The release was cut from this commit:
008be2d
with cherry-picking the following patches:
Notable New Features
- Made DateTimeFieldSpecs mainstream and deprecated TimeFieldSpec (#2756)
- Supported range queries using indexes (#5240)
- Supported complex aggregation functions
- Added a simple PinotFS benchmark driver (#5160)
- Supported default star-tree (#5147)
- Added an initial implementation for theta-sketch based distinct count aggregation function (#5316)
- One minor side effect: DataSchemaPruner won't work for DistinctCountThetaSketchAggregatinoFunction (#5382)
- Added access control for Pinot server segment download api (#5260)
- Added Pinot S3 Filesystem Plugin (#5249)
- Text search improvement
- Pruned stop words for text index (#5297)
- Used 8byte offsets in chunk based raw index creator (#5285)
- Derived num docs per chunk from max column value length for varbyte raw index creator (#5256)
- Added inter segment tests for text search and fixed a bug for Lucene query parser creation (#5226)
- Made text index query cache a configurable option (#5176)
- Added Lucene DocId to PinotDocId cache to improve performance (#5177)
- Removed the construction of second bitmap in text index reader to improve performance (#5199)
- Tooling/usability improvement
- Added template support for Pinot Ingestion Job Spec (#5341)
- Allowed user to specify zk data dir and don't do clean up during zk shutdown (#5295)
- Allowed configuring minion task timeout in the PinotTaskGenerator (#5317)
- Update JVM settings for scripts (#5127)
- Added Stream github events demo (#5189)
- Moved docs link from gitbook to docs.pinot.apache.org (#5193)
- Re-implemented ORCRecordReader (#5267)
- Evaluated schema transform expressions during ingestion (#5238)
- Handled count distinct query in selection list (#5223)
- Enabled async processing in pinot broker query api (#5229)
- Supported bootstrap mode for table rebalance (#5224)
- Supported order-by on BYTES column (#5213)
- Added Nightly publish to binary (#5190)
- Shuffled the segments when rebalancing the table to avoid creating hotspot servers (#5197)
- Supported inbuilt transform functions (#5312)
- Added date time transform functions (#5326)
- Deepstore by-pass in LLC: introduced segment uploader (#5277, #5314)
- APIs Additions/Changes
- Added a new server api for download of segments
- /GET /segments/{tableNameWithType}/{segmentName}
- Added a new server api for download of segments
- Upgraded helix to 0.9.7 (#5411)
- Added support to execute functions during query compilation (#5406)
- Other notable refactoring
- Moved table config into pinot-spi (#5194)

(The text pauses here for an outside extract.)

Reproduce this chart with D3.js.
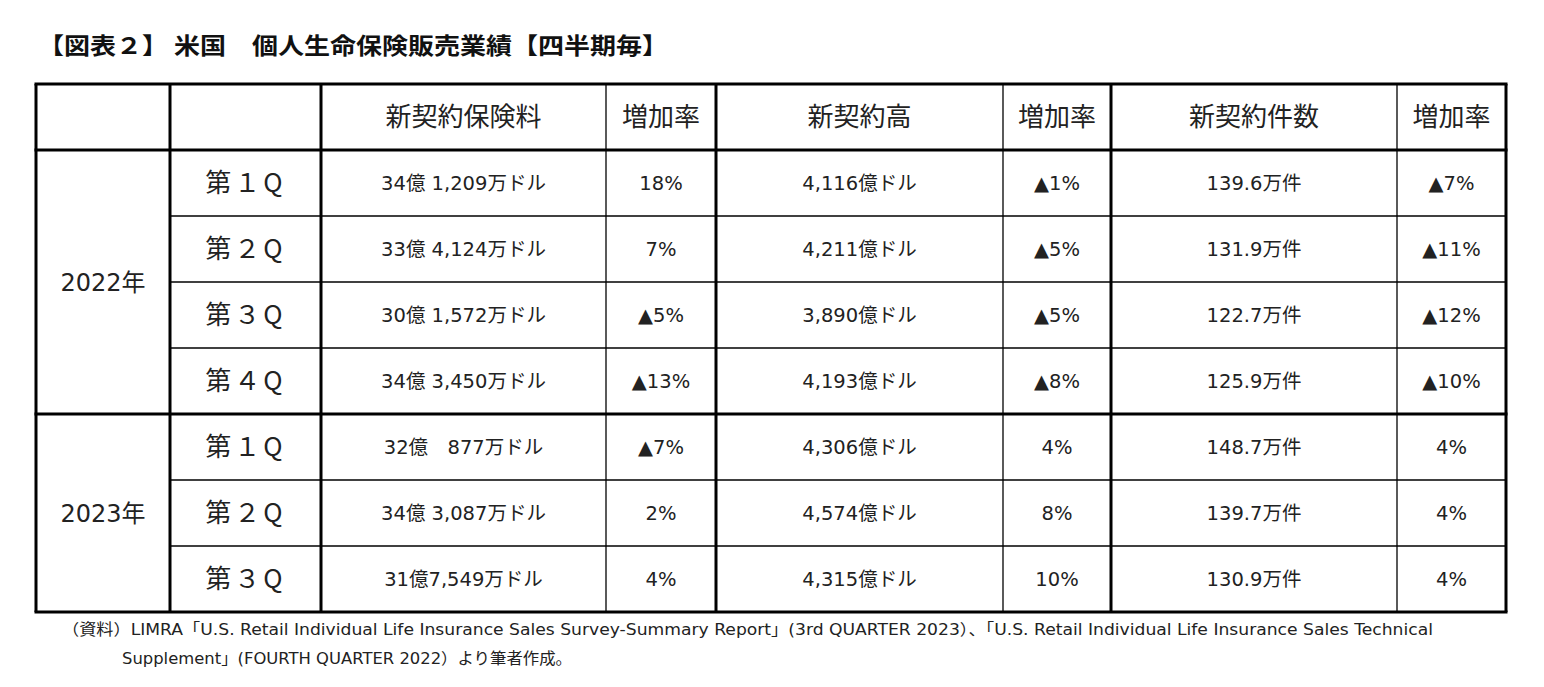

- Cleaned up integration tests. Standardized the creation of schema, table config and segments (#5385)
- Added jsonExtractScalar function to extract field from json object (#4597)
- Added template support for Pinot Ingestion Job Spec #5372
- Cleaned up AggregationFunctionContext (#5364)

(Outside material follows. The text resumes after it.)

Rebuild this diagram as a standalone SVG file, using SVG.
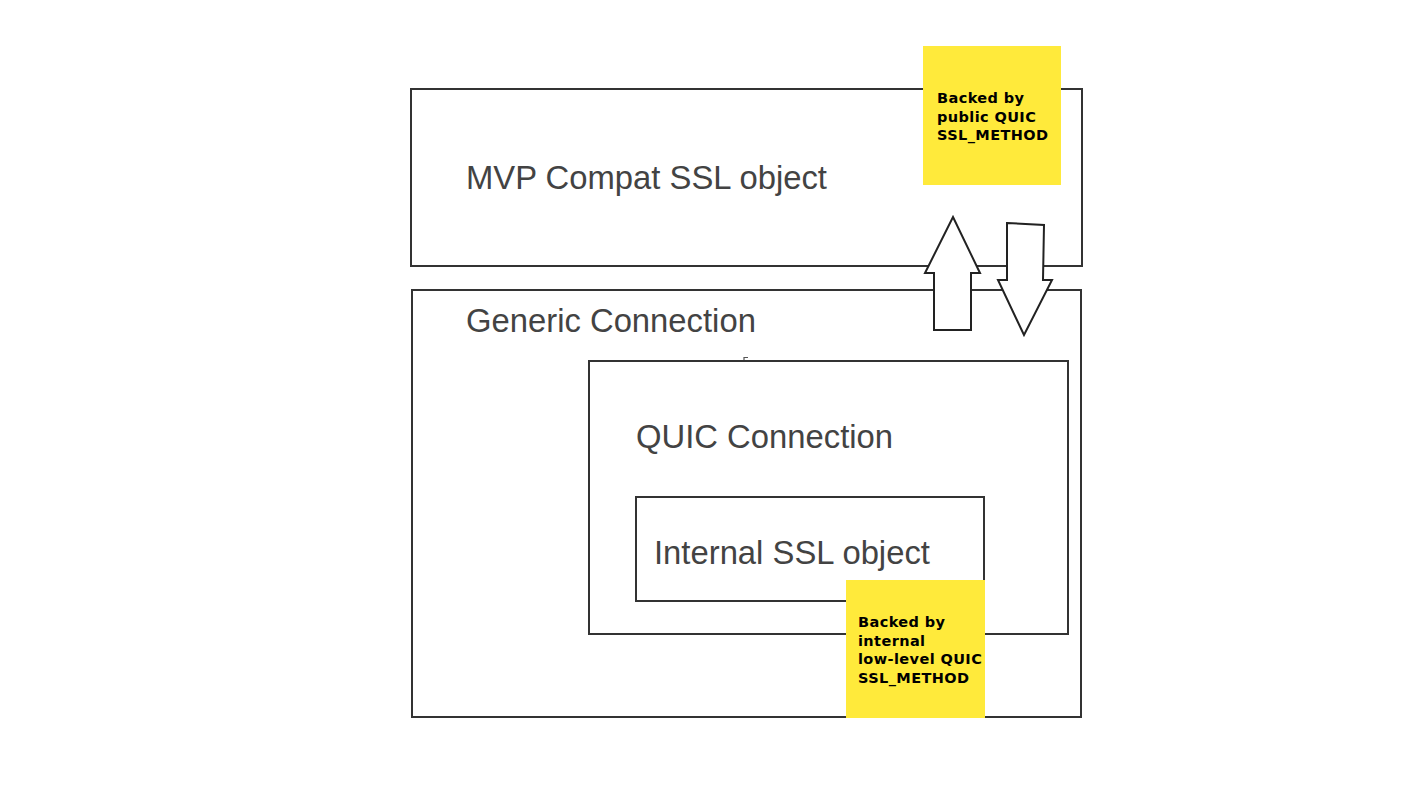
<svg xmlns="http://www.w3.org/2000/svg" width="1422" height="800" viewBox="0 0 1422 800">
<style>
.box{fill:none;stroke:#333;stroke-width:2}
.lbl{font-family:"Liberation Sans",Arial,sans-serif;font-size:32.8px;fill:#434343}
.note{fill:#ffea3b}
.nt{font-family:"DejaVu Sans",sans-serif;font-weight:bold;font-size:14.5px;letter-spacing:0.4px;fill:#000}
.arr{fill:#fff;stroke:#222;stroke-width:2;stroke-linejoin:miter}
</style>
<rect width="1422" height="800" fill="#fff"/>
<g id="mvp">
<rect class="box" x="411" y="89" width="671" height="177"/>
<text class="lbl" x="466" y="189">MVP Compat SSL object</text>
</g>
<g id="generic">
<rect class="box" x="412" y="290" width="669" height="427"/>
<text class="lbl" x="466" y="332">Generic Connection</text>
<path d="M744 361 V357.5 H748" fill="none" stroke="#555" stroke-width="1.2"/>
</g>
<g id="quic">
<rect class="box" x="589" y="361" width="479" height="273"/>
<text class="lbl" x="636" y="448">QUIC Connection</text>
</g>
<g id="internal">
<rect class="box" x="636" y="497" width="348" height="104"/>
<text class="lbl" x="654" y="564">Internal SSL object</text>
</g>
<g id="note1">
<rect class="note" x="923" y="46" width="138" height="139"/>
<text class="nt" x="937" y="103">Backed by</text>
<text class="nt" x="937" y="121.5">public QUIC</text>
<text class="nt" x="937" y="140">SSL_METHOD</text>
</g>
<g id="note2">
<rect class="note" x="846" y="580" width="139" height="138"/>
<text class="nt" x="858" y="627">Backed by</text>
<text class="nt" x="858" y="645.5">internal</text>
<text class="nt" x="858" y="664">low-level QUIC</text>
<text class="nt" x="858" y="682.5">SSL_METHOD</text>
</g>
<g id="connectors">
<path class="arr" d="M953 217 L980 273 L971 273 L971 330 L934 330 L934 273 L925 273 Z"/>
<path class="arr" d="M1007 223 L1044 225 L1043 280 L1052 280 L1024 335 L998 280 L1007 280 Z"/>
</g>
</svg>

- Optimized real-time range predicate when cardinality is high (#5331)
- Made PinotOutputFormat use table config and schema to create segments (#5350)

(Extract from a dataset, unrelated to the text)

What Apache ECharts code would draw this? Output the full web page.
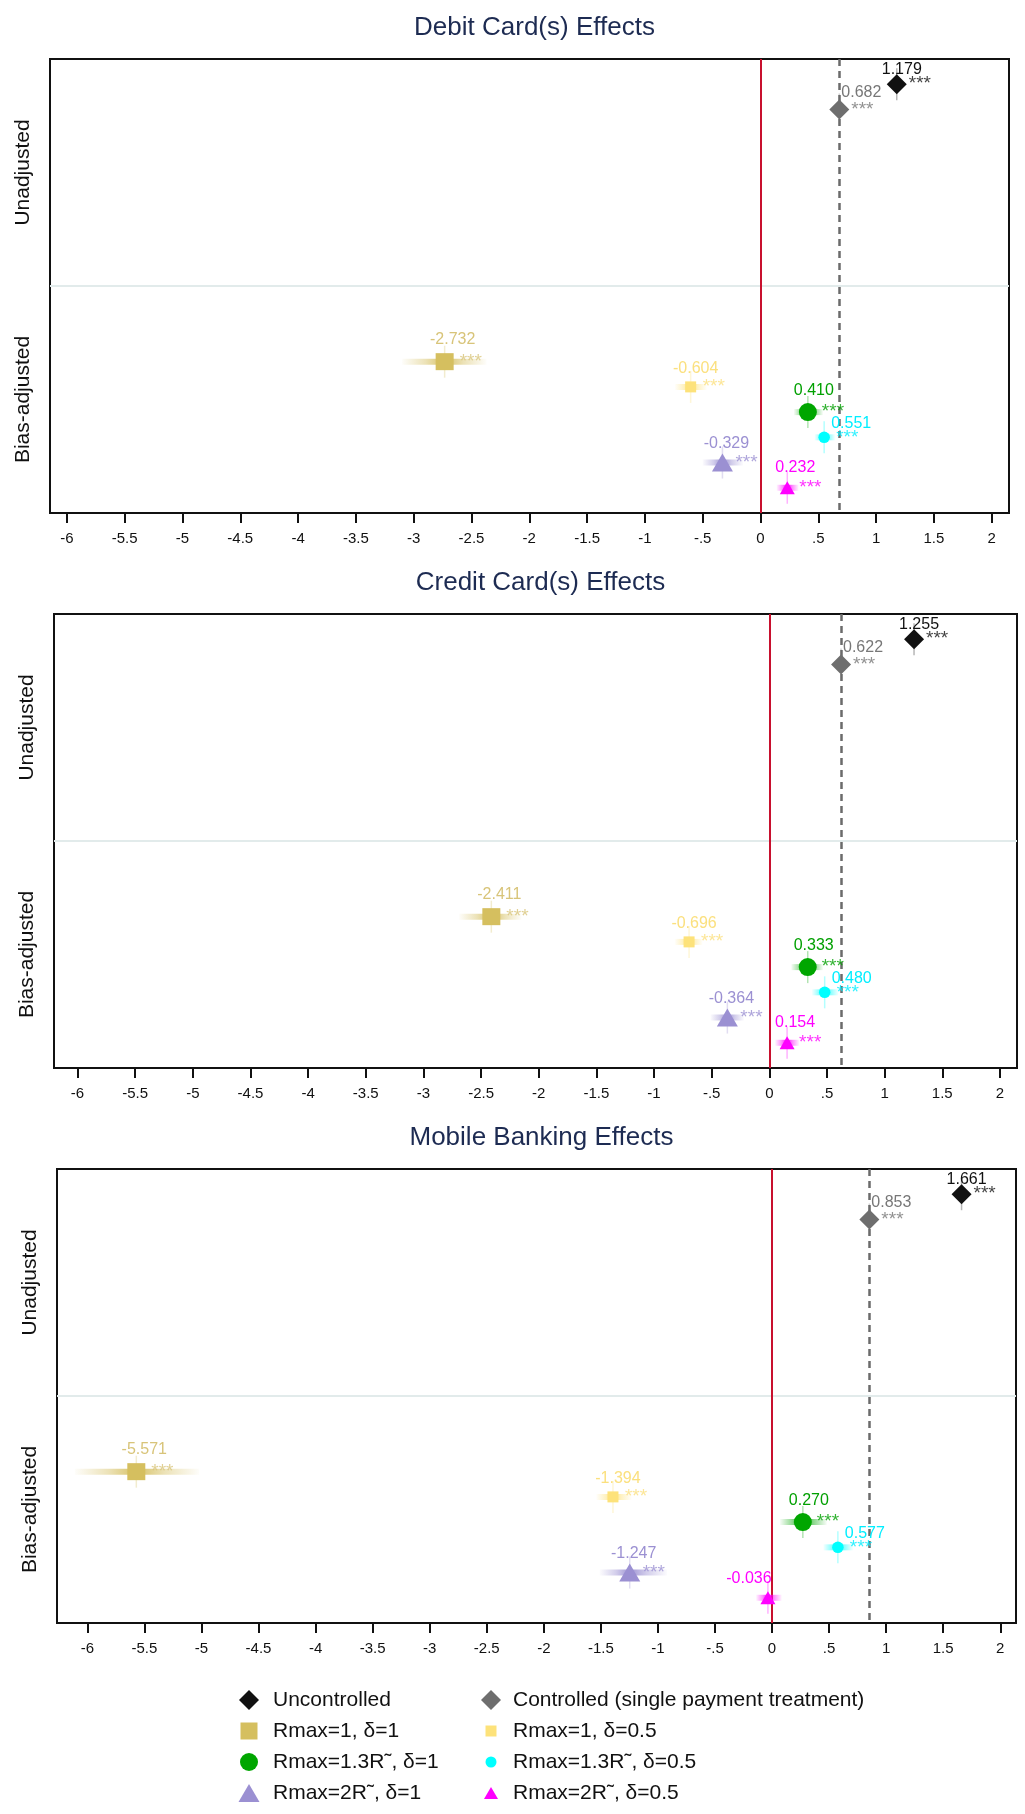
<!DOCTYPE html>
<html>
<head>
<meta charset="utf-8">
<script src="https://cdn.jsdelivr.net/npm/echarts@6/dist/echarts.min.js"></script>
<style>
html,body{margin:0;padding:0;background:#ffffff;}
#chart{width:1025px;height:1814px;}
</style>
</head>
<body>
<div id="chart"></div>
<script>
// ---------------- DATA ----------------
const panelTitles = ['Debit Card(s) Effects', 'Credit Card(s) Effects', 'Mobile Banking Effects'];
const yGroupLabels = ['Unadjusted', 'Bias-adjusted'];
const seriesNames = [
  'Uncontrolled',
  'Controlled (single payment treatment)',
  'Rmax=1, δ=1',
  'Rmax=1, δ=0.5',
  'Rmax=1.3R\u02DC, δ=1',
  'Rmax=1.3R\u02DC, δ=0.5',
  'Rmax=2R\u02DC, δ=1',
  'Rmax=2R\u02DC, δ=0.5'
];
const xTickValues = [-6, -5.5, -5, -4.5, -4, -3.5, -3, -2.5, -2, -1.5, -1, -0.5, 0, 0.5, 1, 1.5, 2];

const debitEst   = [1.179, 0.682, -2.732, -0.604, 0.410, 0.551, -0.329, 0.232];
const debitLo    = [1.13, 0.64, -3.10, -0.74, 0.29, 0.47, -0.50, 0.14];
const debitHi    = [1.23, 0.72, -2.37, -0.465, 0.54, 0.645, -0.15, 0.33];
const debitStars = ['***', '***', '***', '***', '***', '***', '***', '***'];

const creditEst   = [1.255, 0.622, -2.411, -0.696, 0.333, 0.480, -0.364, 0.154];
const creditLo    = [1.21, 0.58, -2.69, -0.82, 0.19, 0.37, -0.51, 0.05];
const creditHi    = [1.30, 0.66, -2.15, -0.58, 0.465, 0.60, -0.22, 0.26];
const creditStars = ['***', '***', '***', '***', '***', '***', '***', '***'];

const mobileEst   = [1.661, 0.853, -5.571, -1.394, 0.270, 0.577, -1.247, -0.036];
const mobileLo    = [1.61, 0.81, -6.11, -1.54, 0.07, 0.45, -1.51, -0.14];
const mobileHi    = [1.71, 0.90, -5.02, -1.23, 0.48, 0.71, -0.92, 0.085];
const mobileStars = ['***', '***', '***', '***', '***', '***', '***', ''];

// ---------------- LAYOUT / STYLE ----------------
const FONT = '"Liberation Sans", Arial, Helvetica, sans-serif';
const panels = [
  {est: debitEst,  lo: debitLo,  hi: debitHi,  stars: debitStars},
  {est: creditEst, lo: creditLo, hi: creditHi, stars: creditStars},
  {est: mobileEst, lo: mobileLo, hi: mobileHi, stars: mobileStars}
];
const rowPos = [0, 1, 11, 12, 13, 14, 15, 16];   // vertical slot of each series in a panel
const groupCenters = [3.5, 12.5];
const groupSeparator = 8;
const panelBox = [
  {left: 50, top: 59,   right: 1009, xmin: -6.146, xmax: 2.150},
  {left: 54, top: 614,  right: 1017, xmin: -6.204, xmax: 2.148},
  {left: 57, top: 1169, right: 1016, xmin: -6.266, xmax: 2.138}
];
const PANEL_H = 454;
const titleY = [25, 580, 1135];

const seriesStyle = [
  {color: '#111111', label: '#111111', symbol: 'diamond',  size: [20, 20], lab: [5, -15],  star: [12, 0], lg: {col: 0, row: 0, w: 20, h: 20}},
  {color: '#6e6e6e', label: '#777777', symbol: 'diamond',  size: [20, 20], lab: [22, -17], star: [12, 0], lg: {col: 1, row: 0, w: 20, h: 20}},
  {color: '#d5bf5f', label: '#d8c479', symbol: 'rect',     size: [18, 17], lab: [8, -22],  star: [15, 0], lg: {col: 0, row: 1, w: 17, h: 17}},
  {color: '#fde27a', label: '#fbe07e', symbol: 'rect',     size: [11, 11], lab: [5, -18],  star: [12, 0], lg: {col: 1, row: 1, w: 11, h: 11}},
  {color: '#00a600', label: '#00a000', symbol: 'circle',   size: 18,       lab: [6, -22],  star: [14, 0], lg: {col: 0, row: 2, w: 18, h: 18}},
  {color: '#00ffff', label: '#00eeff', symbol: 'circle',   size: 11.5,     lab: [27, -14], star: [12, 0], lg: {col: 1, row: 2, w: 11, h: 11}},
  {color: '#9b90d2', label: '#9b90d2', symbol: 'triangle', size: [21, 18], lab: [4, -19],  star: [13, 0], lg: {col: 0, row: 3, w: 21, h: 18}},
  {color: '#ff00ff', label: '#ff00ff', symbol: 'triangle', size: [15, 13], lab: [8, -20],  star: [12, 0], lg: {col: 1, row: 3, w: 14, h: 12}}
];
const legendColX = [{cx: 249, tx: 273}, {cx: 491, tx: 513}];
const legendRowY = [1700, 1731, 1762, 1793];

function hexA(hex, a) {
  const n = parseInt(hex.slice(1), 16);
  return 'rgba(' + ((n >> 16) & 255) + ',' + ((n >> 8) & 255) + ',' + (n & 255) + ',' + a + ')';
}
function tickFmt(v) {
  if (Math.abs(v) < 1e-9) return '0';
  return String(v).replace(/^(-?)0\./, '$1.');
}

const grids = [], xAxes = [], yAxes = [], titles = [], series = [];

panelBox.forEach((b, p) => {
  grids.push({
    left: b.left, top: b.top, width: b.right - b.left, height: PANEL_H,
    show: true, borderColor: '#111111', borderWidth: 2, backgroundColor: '#ffffff',
    containLabel: false, outerBoundsMode: 'none'
  });
  xAxes.push({
    gridIndex: p, type: 'value', min: b.xmin, max: b.xmax, position: 'bottom',
    axisLine: {show: false, onZero: false},
    axisTick: {show: true, customValues: xTickValues, length: 10, lineStyle: {color: '#111111', width: 2}},
    axisLabel: {customValues: xTickValues, formatter: tickFmt, fontSize: 15, color: '#111111', margin: 18, fontFamily: FONT},
    splitLine: {show: false}
  });
  yAxes.push({
    gridIndex: p, type: 'value', min: -1, max: 17, inverse: true,
    axisLine: {show: false, onZero: false}, axisTick: {show: false}, splitLine: {show: false},
    axisLabel: {
      customValues: groupCenters,
      formatter: v => (v < groupSeparator ? yGroupLabels[0] : yGroupLabels[1]),
      rotate: 90, fontSize: 21, color: '#111111', margin: 16, fontFamily: FONT
    }
  });
  titles.push({
    text: panelTitles[p],
    left: (b.left + b.right) / 2, top: titleY[p] - 15, textAlign: 'center',
    textStyle: {fontSize: 26, fontWeight: 'normal', color: '#1d2b52', fontFamily: FONT}
  });
});

// marker series first (legend takes icon/colour from the first series of a name)
panels.forEach((pd, p) => {
  seriesNames.forEach((name, i) => {
    const st = seriesStyle[i];
    const noStar = pd.stars[i] === '';
    series.push({
      type: 'scatter', name: name, xAxisIndex: p, yAxisIndex: p, z: 4,
      symbol: st.symbol, symbolSize: st.size,
      itemStyle: {color: st.color, opacity: 1},
      data: [[pd.est[i], rowPos[i]]],
      label: {
        show: true, position: 'inside', align: 'center', verticalAlign: 'middle',
        offset: noStar ? [-19, st.lab[1] + 1] : st.lab,
        formatter: o => o.value[0].toFixed(3),
        color: st.label, fontSize: 16, fontFamily: FONT
      },
      emphasis: {disabled: true}, silent: true
    });
  });
});

panels.forEach((pd, p) => {
  // reference lines
  series.push({
    type: 'scatter', name: '_ref' + p, xAxisIndex: p, yAxisIndex: p, data: [], z: 1, silent: true,
    markLine: {
      silent: true, symbol: ['none', 'none'], label: {show: false}, animation: false, z: 1,
      emphasis: {disabled: true},
      data: [
        {yAxis: groupSeparator, lineStyle: {color: '#e2ebeb', width: 2, type: 'solid'}},
        {xAxis: 0, lineStyle: {color: '#c8102e', width: 2, type: 'solid'}},
        {xAxis: pd.est[1], lineStyle: {color: '#6b6b6b', width: 2.5, type: [7, 5]}}
      ]
    }
  });
  seriesNames.forEach((name, i) => {
    const st = seriesStyle[i];
    // interval bands
    series.push({
      type: 'custom', name: name, xAxisIndex: p, yAxisIndex: p, z: 2, silent: true,
      data: [[pd.lo[i], pd.hi[i], pd.est[i], rowPos[i]]],
      renderItem: (params, api) => {
        const lo = api.value(0), hi = api.value(1), v = api.value(2), r = api.value(3);
        const pL = api.coord([lo, r]), pH = api.coord([hi, r]), pV = api.coord([v, r]);
        const c = Math.min(0.95, Math.max(0.05, (v - lo) / (hi - lo)));
        const grad = new echarts.graphic.LinearGradient(0, 0, 1, 0, [
          {offset: 0, color: hexA(st.color, 0.03)},
          {offset: c * 0.55, color: hexA(st.color, 0.45)},
          {offset: c, color: hexA(st.color, 0.95)},
          {offset: c + (1 - c) * 0.45, color: hexA(st.color, 0.45)},
          {offset: 1, color: hexA(st.color, 0.03)}
        ]);
        return {
          type: 'group',
          children: [
            {type: 'rect', shape: {x: pL[0], y: pV[1] - 3, width: Math.max(1, pH[0] - pL[0]), height: 6}, style: {fill: grad}},
            {type: 'line', shape: {x1: pV[0], y1: pV[1] - 16, x2: pV[0], y2: pV[1] + 16}, style: {stroke: hexA(st.color, 0.3), lineWidth: 1.5}}
          ]
        };
      }
    });
    // significance stars
    series.push({
      type: 'scatter', name: name, xAxisIndex: p, yAxisIndex: p, z: 5, silent: true,
      symbol: 'circle', symbolSize: 1, itemStyle: {color: 'rgba(0,0,0,0)'},
      data: [[pd.est[i], rowPos[i], pd.stars[i]]],
      label: {
        show: true, position: 'inside', align: 'left', verticalAlign: 'middle',
        offset: st.star, formatter: o => o.value[2],
        color: st.label, fontSize: 19, fontFamily: FONT
      },
      emphasis: {disabled: true}
    });
  });
});

const legends = seriesStyle.map((st, i) => {
  const L = st.lg;
  const col = legendColX[L.col];
  const H = Math.max(L.h, 21);
  return {
    data: [{name: seriesNames[i], icon: st.symbol}],
    orient: 'horizontal', left: col.cx - L.w / 2, top: legendRowY[L.row] - H / 2,
    itemWidth: L.w, itemHeight: L.h, padding: 0, itemGap: 0,
    textStyle: {fontSize: 21, color: '#111111', fontFamily: FONT, padding: [0, 0, 0, col.tx - (col.cx + L.w / 2 + 5)]}
  };
});

const chart = echarts.init(document.getElementById('chart'), null, {renderer: 'canvas'});
chart.setOption({
  animation: false,
  backgroundColor: '#ffffff',
  textStyle: {fontFamily: FONT},
  title: titles,
  grid: grids,
  xAxis: xAxes,
  yAxis: yAxes,
  legend: legends,
  series: series
});
</script>
</body>
</html>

- Tracked unavailable segments in InstanceSelector (#5337)
- Added a new best effort segment uploader with bounded upload time (#5314)
- In SegmentPurger, used table config to generate the segment (#5325)
- Decoupled schema from RecordReader and StreamMessageDecoder (#5309)
- Implemented ARRAYLENGTH UDF for multi-valued columns (#5301)
- Improved GroupBy query performance (#5291)
- Optimized ExpressionFilterOperator (#5132)
Major Bug Fixes
- Do not release the PinotDataBuffer when closing the index (#5400)
- Handled a no-arg function in query parsing and expression tree (#5375)
- Fixed compatibility issues during rolling upgrade due to unknown json fields (#5376)
- Fixed missing error message from pinot-admin command (#5305)
- Fixed HDFS copy logic (#5218)
- Fixed spark ingestion issue (#5216)
- Fixed the capacity of the DistinctTable (#5204)
- Fixed various links in the Pinot website
Work in Progress
- Upsert: support overriding data in the real-time table (#4261).
- Add pinot upsert features to pinot common (#5175)
- Enhancements for theta-sketch, e.g. multiValue aggregation support, complex predicates, performance tuning, etc
Backward Incompatible Changes
- TableConfig no longer support de-serialization from json string of nested json string (i.e. no
\"
inside the json) (#5194) - The following APIs are changed in AggregationFunction (use TransformExpressionTree instead of String as the key of blockValSetMap) (#5371):
void aggregate(int length, AggregationResultHolder aggregationResultHolder, Map<TransformExpressionTree, BlockValSet> blockValSetMap);
void aggregateGroupBySV(int length, int[] groupKeyArray, GroupByResultHolder groupByResultHolder, Map<TransformExpressionTree, BlockValSet> blockValSetMap);
void aggregateGroupByMV(int length, int[][] groupKeysArray, GroupByResultHolder groupByResultHolder, Map<TransformExpressionTree, BlockValSet> blockValSetMap);
- A different segment writing logic was introduced in #5256. Although this is backward compatible in a sense that the old segments can be read by the new code, rollback would be tricky since new segments after the upgrade would have been written in the new format, and the old code cannot read those new segments.